From Handel’s Messiah to Coolio’s “Gangsta’s Paradise,” the King James Bible has inspired a wide swath of cultural expression across the English-speaking world over generations. Writers from Herman Melville to Ernest Hemingway to Alice Walker have drawn on its cadences and imagery for their work, while Martin Luther King Jr. quoted the King James Version of Isaiah (from memory) in his famous “I Have a Dream” speech.

Beyond the countless artists and leaders inspired by the King James Bible, its influence can be seen in many of the expressions English speakers use every day. Phrases like “my brother’s keeper,” “the kiss of death,” “the blind leading the blind,” “fall from grace,” “eye for an eye” and “a drop in the bucket”—to name only a few—all owe their existence, or at least their popularization in English, to the KJV.
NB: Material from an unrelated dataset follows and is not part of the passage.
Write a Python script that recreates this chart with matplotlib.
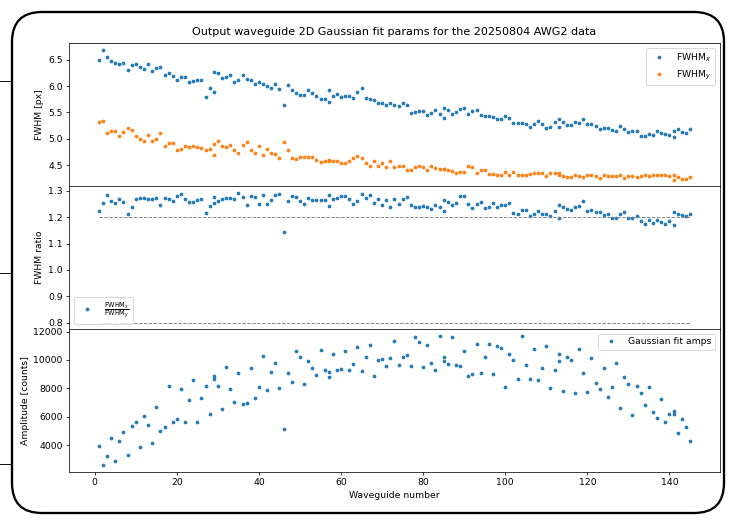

From the early 20th century onward, mainstream Protestant denominations increasingly turned toward more modern Bible translations, which have been able to provide more accurate readings of the source texts, thanks to the use of more recently discovered ancient Semitic texts unavailable in 1611. Still, the King James Version remains extremely popular. As late as 2014, a major study on “The Bible in American Life” found that 55 percent of Bible readers said they reached most often for the King James Version, compared with only 19 percent who chose the New International Version, first published in 1978 and updated most recently in 2011. (The high percentage also likely included people who favor the New King James Version, an update of the classic English text published in the 1980s.)

It’s clear that after more than 400 years, the King James Bible has more than proven its staying power. “[For] reading in worship services, it's much more majestic than most of the modern translations,” says Meyers. “It’s had a very powerful influence on our language and our literature, to this very day.”